Tuesday, 13 July 2010

Champagne

Thursday July 8th

Departure

And so the sad final day on the Canals arrived. We moved back to Auxerre the day before so that we could pick up our hired car to drive to Champagne to meet our daughter Bernadette and husband Stephen to celebrate Bernadette's 30th birthday on July 4th. We farewelled Alison and Peter who are looking after Anja during the summer and preparing her to spend winter in Migennes.

Patricia, our trusty? navigation tool, had her own fixed ideas about our route to Champagne which did not entirely correspond with Penny's plans, so there was some dissension on the trip to Champagne. Despite that we finally arrived at Reims and met up with Bernadette and Steve who had arrived from Paris after a great holiday in Spain. We had booked a house in Pouilly, a little village about 15kms outside Reims. This village had been destroyed during World War 1 and then rebuilt. Our home for the next few days was very comfortable with two good sized bedrooms and comfortable living areas, with the bonus of a garden and barbeque. On the next morning we woke to find there was no water but a quick call to the proprietor soon righted that. Apparently a switch needed to be flicked or a tap turned, but meanwhile we collected lots of water from the tap outside the Church just in case.

Bernadette's birthday was spent as she liked, visiting Epernay, the centre of the Champagne region; having lunch (and champagne) at a Cave in the town of Ay where there was a Fair in progress; tasting champagne and visiting the Abbey Church where Dom Perignon, the father of champagne is buried in the village of Hautvillers, and finally having dinner at a relaxing restaurant which luckily was open on Sunday night. A sobering note was a visit to a War Cemetery which we passed on our way home, with thousands of graves of Allied and German soldiers who had been killed in that spot in the Second Battle of the Marne, July 1918. We cannot get over the gravity of the loss of so many young men. Every town in France has its long list. No doubt the same is true of Germany, of Turkey and Britain as it is of Australia and New Zealand.
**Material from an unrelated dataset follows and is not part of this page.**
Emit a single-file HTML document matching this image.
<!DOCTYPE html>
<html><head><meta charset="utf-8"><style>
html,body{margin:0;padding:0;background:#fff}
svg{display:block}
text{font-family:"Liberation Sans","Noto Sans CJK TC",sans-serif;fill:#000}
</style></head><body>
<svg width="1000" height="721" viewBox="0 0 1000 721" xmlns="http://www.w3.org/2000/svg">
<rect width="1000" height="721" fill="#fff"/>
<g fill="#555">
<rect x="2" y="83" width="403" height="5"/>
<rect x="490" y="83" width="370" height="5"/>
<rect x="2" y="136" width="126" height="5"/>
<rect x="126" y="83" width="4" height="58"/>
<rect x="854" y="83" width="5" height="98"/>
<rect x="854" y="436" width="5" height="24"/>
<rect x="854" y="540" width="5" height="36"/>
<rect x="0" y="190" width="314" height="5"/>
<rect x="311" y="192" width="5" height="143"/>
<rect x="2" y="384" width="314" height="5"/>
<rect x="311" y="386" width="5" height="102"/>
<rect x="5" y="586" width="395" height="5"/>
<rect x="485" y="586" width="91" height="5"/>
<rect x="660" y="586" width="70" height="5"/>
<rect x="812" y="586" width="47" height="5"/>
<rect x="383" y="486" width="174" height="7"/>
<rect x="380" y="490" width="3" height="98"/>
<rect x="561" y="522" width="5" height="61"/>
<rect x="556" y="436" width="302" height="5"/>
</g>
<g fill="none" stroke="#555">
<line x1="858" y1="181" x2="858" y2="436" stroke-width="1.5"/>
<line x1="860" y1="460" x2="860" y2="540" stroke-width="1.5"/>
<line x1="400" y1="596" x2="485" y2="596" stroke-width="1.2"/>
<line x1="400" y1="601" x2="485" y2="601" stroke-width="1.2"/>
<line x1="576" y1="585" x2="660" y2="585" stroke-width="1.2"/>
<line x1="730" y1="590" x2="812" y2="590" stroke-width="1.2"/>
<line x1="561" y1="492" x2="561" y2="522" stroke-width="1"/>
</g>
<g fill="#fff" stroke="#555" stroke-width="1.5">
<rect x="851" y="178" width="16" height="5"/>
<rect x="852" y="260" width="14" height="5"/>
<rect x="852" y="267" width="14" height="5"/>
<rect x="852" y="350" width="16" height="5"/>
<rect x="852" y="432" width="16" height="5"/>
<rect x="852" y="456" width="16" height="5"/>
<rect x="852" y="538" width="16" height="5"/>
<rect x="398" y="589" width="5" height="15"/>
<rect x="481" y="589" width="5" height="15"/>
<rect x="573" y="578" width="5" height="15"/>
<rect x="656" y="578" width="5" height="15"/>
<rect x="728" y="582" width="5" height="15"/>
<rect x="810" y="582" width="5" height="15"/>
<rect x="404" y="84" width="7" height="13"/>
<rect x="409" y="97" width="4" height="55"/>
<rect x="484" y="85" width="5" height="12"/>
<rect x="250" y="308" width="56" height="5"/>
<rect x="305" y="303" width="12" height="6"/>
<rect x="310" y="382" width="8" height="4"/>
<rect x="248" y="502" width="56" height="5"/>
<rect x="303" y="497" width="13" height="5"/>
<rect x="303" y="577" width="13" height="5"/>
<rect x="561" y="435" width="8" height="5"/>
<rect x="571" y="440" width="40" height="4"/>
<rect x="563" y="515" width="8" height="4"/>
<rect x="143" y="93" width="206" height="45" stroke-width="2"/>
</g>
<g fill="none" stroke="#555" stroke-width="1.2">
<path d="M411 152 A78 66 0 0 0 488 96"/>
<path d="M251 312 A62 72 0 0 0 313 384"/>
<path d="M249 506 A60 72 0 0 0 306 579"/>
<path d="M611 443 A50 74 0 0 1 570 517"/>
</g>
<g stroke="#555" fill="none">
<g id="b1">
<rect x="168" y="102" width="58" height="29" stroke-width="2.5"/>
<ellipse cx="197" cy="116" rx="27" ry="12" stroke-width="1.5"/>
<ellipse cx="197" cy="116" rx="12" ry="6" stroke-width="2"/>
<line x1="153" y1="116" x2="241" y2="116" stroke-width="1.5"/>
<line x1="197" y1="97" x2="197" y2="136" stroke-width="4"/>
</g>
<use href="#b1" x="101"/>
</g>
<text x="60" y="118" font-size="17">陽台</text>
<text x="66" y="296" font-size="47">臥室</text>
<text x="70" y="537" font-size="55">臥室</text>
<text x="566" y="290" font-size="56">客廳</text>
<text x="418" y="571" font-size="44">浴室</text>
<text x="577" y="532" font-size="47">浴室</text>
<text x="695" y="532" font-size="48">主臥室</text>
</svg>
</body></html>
We finished up our trip to Champagne with a final day of wine tasting and a birthday barbeque, then a chance to spend time in Reims itself to explore the beautiful Cathedral where numerous kings of France were crowned. The TGV trip from Reims to the Airport, 150 kms, took half an hour but the shuttle bus wait and trip to the airport hotel, chosen for its proximity to the airport, took an hour and a half. Still, it was a comfortable hotel and convenient the next day: we must have done two thirds of the shuttle loop getting there. We had an uneventful, even trending to good, trip home on Singapore Airlines, with a short transit stop in Singapore, and were met at the airport by William before being picked up by our pre- arranged hire car. Our house sitter had left the house in good order and there was even milk, bread and orange juice for breakfast. It was good to be arriving home at 9pm with no reason not to go to bed and try to catch up on the sleep we didn't have en route. We are already planning for our 2011 trip to France!


Footnote: there are 200,000,000 bottles of Champagne in the cellars of the town of Epernay which is the centre of Champagne. We did dent the supplies a very small amount during our stay!